# Week 38 mBERT Binary 'Answerability' Classifier

In [None]:
import os
import polars as pl
import torch

from sklearn.metrics import confusion_matrix, classification_report
import matplotlib.pyplot as plt

from bert_utils import (
    predict_binary,
    prepare_data,
    tokenize_function,
    train_mbert,
)

# Huggingface imports
from transformers import (
    AutoTokenizer,
    AutoModelForSequenceClassification,
)
from datasets import load_dataset

In [None]:
# Select device for training
device = torch.device("cpu")
if torch.backends.mps.is_available():
    device = torch.device("mps")
if torch.cuda.is_available():
  device = torch.device("cuda")

print(f'Using device: {device}')

In [None]:
# Load personal dataset
test_data = pl.read_json("test.json")

In [None]:
# Check Korean distribution train
print(f"Custom test set size: {len(test_data)} with a total of {test_data['answerable'].sum()} answerable questions.")
print(f"This gives a distribution of {test_data['answerable'].sum() / len(test_data) * 100:.2f}% answerable questions.")
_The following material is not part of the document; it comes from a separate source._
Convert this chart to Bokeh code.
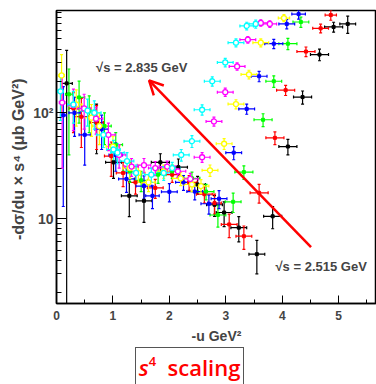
from bokeh.plotting import figure
from bokeh.layouts import column
from bokeh.models import (ColumnDataSource, Whisker, TeeHead, Label, Arrow, OpenHead,
                          FixedTicker, Range1d, Div)
from bokeh.embed import file_html
from bokeh.resources import INLINE

# ---------------- data ----------------
black_x = [0.18, 0.71, 1.01, 1.29, 1.55, 1.84, 2.16, 2.50, 2.80, 2.97, 3.23, 3.55, 3.83, 4.10, 4.36, 4.66, 4.91, 5.16]
black_y = [190, 81, 34, 16.4, 14.7, 34, 30.6, 21, 13.5, 11.4, 8.2, 4.6, 10.5, 48, 141, 356, 650, 694]
black_ex = [0.1, 0.12, 0.14, 0.14, 0.14, 0.16, 0.16, 0.14, 0.14, 0.14, 0.14, 0.14, 0.16, 0.16, 0.16, 0.16, 0.16, 0.14]
black_ey = [200, 40, 10, 6, 5.5, 7, 6, 4, 3, 3, 2.2, 1.6, 2.5, 8, 20, 45, 70, 130]

red_x = [0.30, 0.44, 0.71, 0.97, 1.18, 1.40, 1.75, 2.05, 2.35, 2.62, 2.80, 3.06, 3.32, 3.59, 3.87, 4.06, 4.42, 4.68, 4.86]
red_y = [110, 92, 81, 39, 27, 22, 19.5, 26, 22, 17, 14, 8.8, 6.8, 17.5, 58, 164, 380, 630, 842]
red_ex = [0.08, 0.12, 0.12, 0.12, 0.12, 0.12, 0.14, 0.14, 0.14, 0.14, 0.12, 0.14, 0.14, 0.16, 0.16, 0.16, 0.16, 0.14, 0.1]
red_ey = [45, 45, 36, 14, 7, 5, 4, 4, 3.5, 3, 3, 2.2, 1.7, 3.5, 8, 18, 40, 60, 90]

green_x = [0.22, 0.40, 0.58, 0.85, 1.05, 1.30, 1.50, 1.80, 2.05, 2.40, 2.65, 2.86, 3.13, 3.32, 3.66, 3.85, 4.10, 4.33]
green_y = [150, 140, 105, 75, 50, 28, 23, 26, 28, 24, 18, 10.8, 14.4, 27.5, 86, 199, 451, 724]
green_ex = [0.06, 0.1, 0.12, 0.12, 0.12, 0.12, 0.12, 0.14, 0.14, 0.14, 0.14, 0.14, 0.14, 0.16, 0.16, 0.14, 0.16, 0.14]
green_ey = [110, 60, 40, 25, 15, 6, 5, 4.5, 4, 3.5, 3, 2.5, 3, 4, 12, 25, 55, 80]

blue_x = [0.12, 0.32, 0.50, 0.80, 1.05, 1.24, 1.55, 1.70, 2.00, 2.25, 2.45, 2.70, 2.88, 3.14, 3.37, 3.59, 3.85, 4.08, 4.29]
blue_y = [95, 100, 62, 70, 40, 23.7, 20.3, 16.4, 17.9, 22, 18, 13.8, 15.4, 42, 109, 222, 451, 694, 860]
blue_ex = [0.05, 0.1, 0.1, 0.12, 0.12, 0.14, 0.14, 0.12, 0.14, 0.14, 0.14, 0.14, 0.14, 0.14, 0.14, 0.14, 0.16, 0.14, 0.12]
blue_ey = [82, 40, 30, 25, 12, 6, 5, 4, 3.5, 3.5, 3, 2.8, 3, 6, 12, 25, 45, 70, 90]

yellow_x = [0.09, 0.35, 0.62, 0.76, 1.00, 1.30, 1.45, 1.63, 1.90, 2.20, 2.40, 2.56, 2.72, 2.97, 3.18, 3.41, 3.62, 4.03]
yellow_y = [226, 120, 90, 75, 48, 30, 27, 22, 28, 24, 21, 20.3, 28.6, 51, 121, 231, 461, 789]
yellow_ex = [0.05, 0.1, 0.12, 0.12, 0.12, 0.12, 0.12, 0.12, 0.14, 0.14, 0.14, 0.14, 0.14, 0.14, 0.14, 0.14, 0.14, 0.1]
yellow_ey = [130, 45, 30, 25, 12, 6, 5, 4, 4, 3.5, 3, 3, 3.5, 6, 12, 22, 40, 60]

magenta_x = [0.10, 0.30, 0.49, 0.70, 0.92, 1.11, 1.33, 1.55, 1.75, 1.96, 2.15, 2.37, 2.58, 2.79, 2.99, 3.20, 3.39, 3.62, 3.78]
magenta_y = [125, 118, 110, 88, 62, 40, 31, 32, 30, 31, 28, 23.7, 38, 83, 157, 275, 492, 710, 694]
magenta_ex = [0.05, 0.1, 0.12, 0.12, 0.12, 0.12, 0.12, 0.12, 0.12, 0.14, 0.14, 0.14, 0.14, 0.14, 0.14, 0.14, 0.14, 0.12, 0.12]
magenta_ey = [95, 50, 40, 25, 18, 10, 6, 5, 4.5, 4, 3.5, 3, 4, 8, 14, 22, 35, 50, 50]

cyan_x = [0.07, 0.30, 0.55, 0.67, 0.83, 1.01, 1.08, 1.25, 1.41, 1.68, 1.90, 2.05, 2.21, 2.40, 2.58, 2.76, 2.99, 3.18, 3.37, 3.53]
cyan_y = [160, 120, 105, 100, 62, 45, 42, 35, 27, 26, 27, 30, 40, 54, 107, 199, 300, 461, 665, 694]
cyan_ex = [0.05, 0.1, 0.1, 0.12, 0.12, 0.12, 0.12, 0.12, 0.12, 0.12, 0.12, 0.14, 0.14, 0.14, 0.14, 0.14, 0.14, 0.14, 0.12, 0.12]
cyan_ey = [75, 40, 30, 30, 15, 10, 9, 7, 5, 4, 4, 4, 5, 7, 12, 20, 28, 40, 55, 60]

x_ticks = [0, 1, 2, 3, 4, 5]
x_minor = [0.5, 1.5, 2.5, 3.5, 4.5, 5.5]
y_ticks = [10, 100]
y_tick_labels = {10: "10", 100: "10²"}
y_minor = [2, 3, 4, 5, 6, 7, 8, 9, 20, 30, 40, 50, 60, 70, 80, 90, 200, 300, 400, 500, 600, 700, 800, 900]

label_high = "√s = 2.835 GeV"
label_low = "√s = 2.515 GeV"
caption_main = "s"
caption_exp = "4"
caption_rest = "scaling"

series = [
    ("black", black_x, black_y, black_ex, black_ey, "filled"),
    ("red", red_x, red_y, red_ex, red_ey, "filled"),
    ("#00ff00", green_x, green_y, green_ex, green_ey, "filled"),
    ("blue", blue_x, blue_y, blue_ex, blue_ey, "filled"),
    ("#ffff00", yellow_x, yellow_y, yellow_ex, yellow_ey, "open"),
    ("magenta", magenta_x, magenta_y, magenta_ex, magenta_ey, "open"),
    ("cyan", cyan_x, cyan_y, cyan_ex, cyan_ey, "open"),
]

Y0, Y1 = 1.57, 930
FONT = "Liberation Sans"

p = figure(width=376, height=346, x_range=Range1d(0, 5.67), y_range=Range1d(Y0, Y1),
           y_axis_type="log", output_backend="svg", toolbar_location=None,
           min_border_left=56, min_border_right=0, min_border_top=10, min_border_bottom=40)
p.outline_line_color = "black"
p.outline_line_width = 1.5
p.xgrid.visible = False
p.ygrid.visible = False

LW = 1.2
for color, xs, ys, exs, eys, kind in series:
    lo = [max(y - e, Y0) for y, e in zip(ys, eys)]
    hi = [min(y + e, Y1) for y, e in zip(ys, eys)]
    src = ColumnDataSource(dict(x=xs, y=ys, xl=[x - e for x, e in zip(xs, exs)],
                                xh=[x + e for x, e in zip(xs, exs)], yl=lo, yh=hi))
    p.add_layout(Whisker(source=src, base="y", lower="xl", upper="xh", dimension="width",
                         line_color=color, line_width=LW,
                         lower_head=TeeHead(size=3, line_color=color, line_width=LW),
                         upper_head=TeeHead(size=3, line_color=color, line_width=LW)))
    p.add_layout(Whisker(source=src, base="x", lower="yl", upper="yh", dimension="height",
                         line_color=color, line_width=LW,
                         lower_head=TeeHead(size=3, line_color=color, line_width=LW),
                         upper_head=TeeHead(size=3, line_color=color, line_width=LW)))
    if kind == "filled":
        p.scatter("x", "y", source=src, marker="square", size=3, color=color)
    else:
        p.scatter("x", "y", source=src, marker="circle", size=5, fill_color="white",
                  line_color=color, line_width=1.3)

# axes
for ax in (p.xaxis[0], p.yaxis[0]):
    ax.axis_line_width = 1.5
    ax.major_label_text_font = FONT
    ax.major_label_text_font_style = "bold"
    ax.axis_label_text_font = FONT
    ax.axis_label_text_font_style = "bold"
    ax.major_tick_out = 0
    ax.minor_tick_out = 0

p.xaxis.ticker = FixedTicker(ticks=x_ticks, minor_ticks=x_minor)
p.xaxis.major_tick_in = 8
p.xaxis.minor_tick_in = 4
p.xaxis.axis_label = "-u GeV²"
p.xaxis.major_label_text_font_size = "12px"
p.xaxis.axis_label_text_font_size = "14px"
p.xaxis.major_label_standoff = 7
p.xaxis.axis_label_standoff = 5

p.yaxis.ticker = FixedTicker(ticks=y_ticks, minor_ticks=y_minor)
p.yaxis.major_label_overrides = y_tick_labels
p.yaxis.major_label_text_font_size = "14px"
p.yaxis.axis_label_text_font_size = "16px"
p.yaxis.major_tick_in = 10
p.yaxis.minor_tick_in = 5
p.yaxis.axis_label = "-dσ/du × s⁴  (μb GeV²)"
p.yaxis.major_label_standoff = 3
p.yaxis.axis_label_standoff = 3

# annotations
p.add_layout(Label(x=0.70, y=269, text=label_high, text_font=FONT, text_font_style="bold",
                   text_font_size="13px", text_baseline="middle"))
p.add_layout(Label(x=3.88, y=3.48, text=label_low, text_font=FONT, text_font_style="bold",
                   text_font_size="13px", text_baseline="middle"))
p.add_layout(Arrow(end=OpenHead(size=14, line_color="red", line_width=2.5),
                   x_start=4.51, y_start=5.36, x_end=1.64, y_end=203,
                   line_color="red", line_width=2.5))

# caption box below the plot
caption_html = (
    '<div style="margin:0;padding:0;position:relative;width:376px;height:38px;">'
    '<div style="position:absolute;left:135px;top:1px;width:109px;height:45px;'
    'border:1.5px solid #555;border-bottom:none;color:red;font-family:\'Open Sans\',sans-serif;'
    'font-size:22px;font-weight:600;line-height:22px;text-align:center;padding-top:8px;box-sizing:border-box;">'
    f'<i>{caption_main}</i><span style="font-size:13px;position:relative;top:-10px;">{caption_exp}</span>'
    f'&nbsp;&nbsp;{caption_rest}</div></div>'
)
cap = Div(text=caption_html, width=376, height=38, margin=0)

layout = column(p, cap, spacing=0)
open("out.html", "w").write(file_html(layout, INLINE))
### Load in the fine-tuned model

In [None]:
path = os.path.join("mbert_classifiers", "telugu_mbert_answerable_classifier")
if os.path.exists(path):
    model = AutoModelForSequenceClassification.from_pretrained(path)
    tokenizer = AutoTokenizer.from_pretrained(path)
else:
    raise ValueError(f"Model not trained. Go to bert-class.ipynb notebook to train the model first.")

## Results

In [None]:
    # Test AFTER training on the same examples
    print("\n" + "=" * 50)
    print(f"AFTER FINE-TUNING")
    print("=" * 50)
    for i in range(3):
        example = test_data.row(i, named=True)

        result = predict_binary(example['question'], example['context'], model, tokenizer)
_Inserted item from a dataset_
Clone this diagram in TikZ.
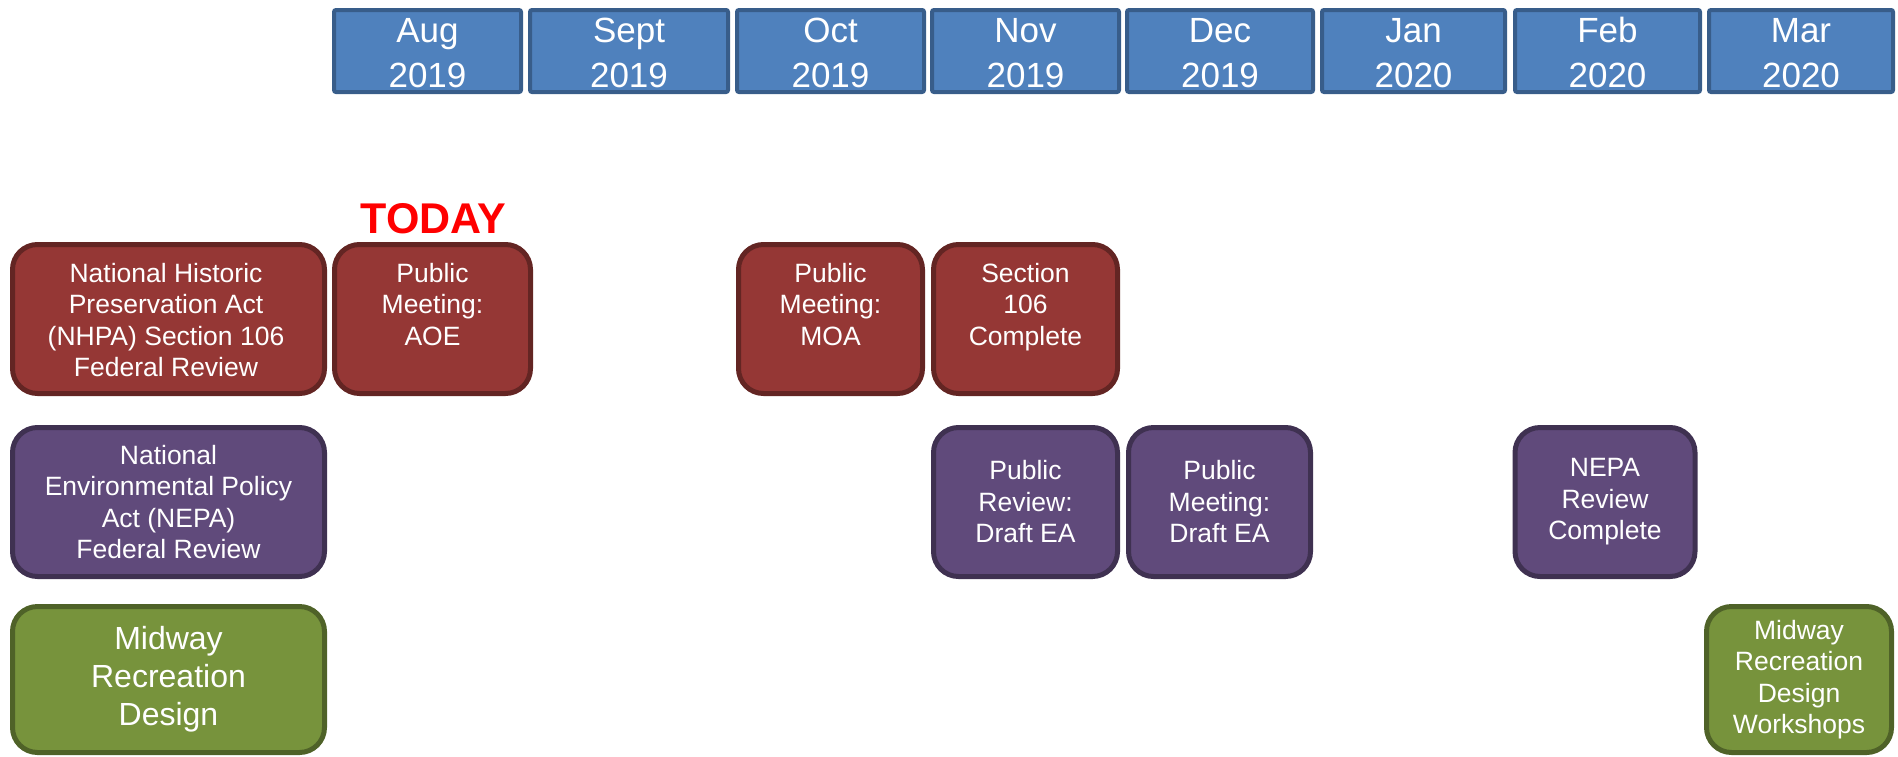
\documentclass[tikz,border=0pt]{standalone}
\usepackage{fontspec}
\setmainfont{Liberation Sans}
\definecolor{hdrF}{HTML}{4F81BD}
\definecolor{hdrB}{HTML}{385D8A}
\definecolor{redF}{HTML}{953735}
\definecolor{redB}{HTML}{632523}
\definecolor{purF}{HTML}{604A7B}
\definecolor{purB}{HTML}{3F3151}
\definecolor{grnF}{HTML}{77933C}
\definecolor{grnB}{HTML}{4F6228}
\definecolor{todayC}{HTML}{FF0000}
\tikzset{
  hdr/.style={draw=hdrB, fill=hdrF, line width=4pt, rounded corners=2pt, inner sep=0pt,
    minimum height=82pt},
  hdrtxt/.style={text=white, font=\fontsize{35}{45}\selectfont, align=center, inner sep=0pt, anchor=base},
  evt/.style={line width=5pt, rounded corners=25pt, inner sep=0pt, text=white, align=center,
    font=\fontsize{26.5}{31.5}\selectfont},
  nhpabox/.style={evt, draw=redB, fill=redF, minimum height=149pt},
  nepabox/.style={evt, draw=purB, fill=purF, minimum height=149pt},
  midbox/.style={evt, draw=grnB, fill=grnF, minimum height=146pt},
  evttxt/.style={text=white, align=center, inner sep=0pt, anchor=base, font=\fontsize{26.5}{31.5}\selectfont},
}
\begin{document}
\begin{tikzpicture}[x=1pt, y=-1pt]
\useasboundingbox (0,0) rectangle (1898,756);
% header months
\node[hdr, minimum width=187pt] (aug)  at (427.5,51) {};
\node[hdr, minimum width=198pt] (sep)  at (629,51) {};
\node[hdr, minimum width=187pt] (oct)  at (830.5,51) {};
\node[hdr, minimum width=187pt] (nov)  at (1025.5,51) {};
\node[hdr, minimum width=186pt] (dec)  at (1220,51) {};
\node[hdr, minimum width=183pt] (jan)  at (1413.5,51) {};
\node[hdr, minimum width=185pt] (feb)  at (1607.5,51) {};
\node[hdr, minimum width=184pt] (mar)  at (1801,51) {};
\node[hdrtxt] (augT) at (427.5,87) {Aug\\2019};
\node[hdrtxt] (sepT) at (629,87) {Sept\\2019};
\node[hdrtxt] (octT) at (830.5,87) {Oct\\2019};
\node[hdrtxt] (novT) at (1025.5,87) {Nov\\2019};
\node[hdrtxt] (decT) at (1220,87) {Dec\\2019};
\node[hdrtxt] (janT) at (1413.5,87) {Jan\\2020};
\node[hdrtxt] (febT) at (1607.5,87) {Feb\\2020};
\node[hdrtxt] (marT) at (1801,87) {Mar\\2020};
% today
\node[text=todayC, font=\bfseries\fontsize{43}{43}\selectfont, inner sep=0pt, anchor=base] (today) at (433.5,233) {TODAY};
% NHPA row
\node[nhpabox, minimum width=312pt] (nhpa) at (168.5,319) {};
\node[nhpabox, minimum width=196pt] (aoe)  at (432.5,319) {};
\node[nhpabox, minimum width=184pt] (moa)  at (830.5,319) {};
\node[nhpabox, minimum width=184pt] (s106) at (1025.5,319) {};
\node[evttxt] (nhpaT) at (166,376.5) {National Historic\\Preservation Act\\(NHPA) Section 106\\Federal Review};
\node[evttxt] (aoeT)  at (432.5,345) {Public\\Meeting:\\AOE};
\node[evttxt] (moaT)  at (830.5,345) {Public\\Meeting:\\MOA};
\node[evttxt] (s106T) at (1025.5,345) {Section\\106\\Complete};
% NEPA row
\node[nepabox, minimum width=312pt] (nepa) at (168.5,502) {National\\Environmental Policy\\Act (NEPA)\\Federal Review};
\node[nepabox, minimum width=184pt] (prev) at (1025.5,502) {Public\\Review:\\Draft EA};
\node[nepabox, minimum width=182pt] (pmtg) at (1219.5,502) {Public\\Meeting:\\Draft EA};
\node[nepabox, minimum width=180pt] (nrev) at (1605,502) {NEPA\\Review\\Complete};
% Midway row
\node[midbox, minimum width=312pt, font=\fontsize{32}{38}\selectfont] (mid) at (168.5,679.5) {Midway\\Recreation\\Design};
\node[midbox, minimum width=185pt] (work) at (1799,679.5) {Midway\\Recreation\\Design\\Workshops};
\end{tikzpicture}
\end{document}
        print(f"\nExample {i+1}:")
        print(f"Question: {example['question'][:100]}...")
        print(f"Ground Truth: {'Answerable' if example['answerable'] else 'Not Answerable'}")
        print(f"Prediction: {'Answerable' if result['prediction'] == 1 else 'Not Answerable'}")
        print(f"Confidence: {result['confidence']:.3f}")

In [None]:
# Get the global accuracy for each language on validation set  
correct = 0
total = len(test_data)
print(f"\nCalculating accuracy for test set of size {total}...")
for i in range(total):
    example = test_data.row(i, named=True)
    result = predict_binary(example['question'], example['context'], model, tokenizer)
    if result['prediction'] == example['answerable']:
        correct += 1
accuracy = correct / total * 100
print(f"Accuracy: {accuracy:.2f}% ({correct}/{total})")

In [None]:
# Make confusion matrices for each language
y_true = []
y_pred = []
total = len(test_data)
print(f"\nCalculating confusion matrix for on of size {total}...")
for i in range(total):
    example = test_data.row(i, named=True)
    result = predict_binary(example['question'], example['context'], model, tokenizer)
    y_true.append(example['answerable'])
    y_pred.append(result['prediction'])
cm = confusion_matrix(y_true, y_pred, normalize='true')
plt.figure(figsize=(8, 6))
plt.imshow(cm, interpolation='nearest', cmap=plt.cm.Blues)
plt.title(f"Confusion Matrix for Test Set")

plt.colorbar()
tick_marks = range(len(['Not Answerable', 'Answerable']))
plt.xticks(tick_marks, ['Not Answerable', 'Answerable'])
plt.yticks(tick_marks, ['Not Answerable', 'Answerable'])
plt.xlabel("Predicted Label")
plt.ylabel("True Label")
# Include numbers as text in the plot
thresh = cm.max() / 2.
for i in range(cm.shape[0]):
    for j in range(cm.shape[1]):
        plt.text(j, i, f"{cm[i, j]:.2f}",
                    horizontalalignment="center",
                    color="white" if cm[i, j] > thresh else "black")
plt.show()
print(f"Classification Report for test set:\n{classification_report(y_true, y_pred, target_names=['Not Answerable', 'Answerable'])}")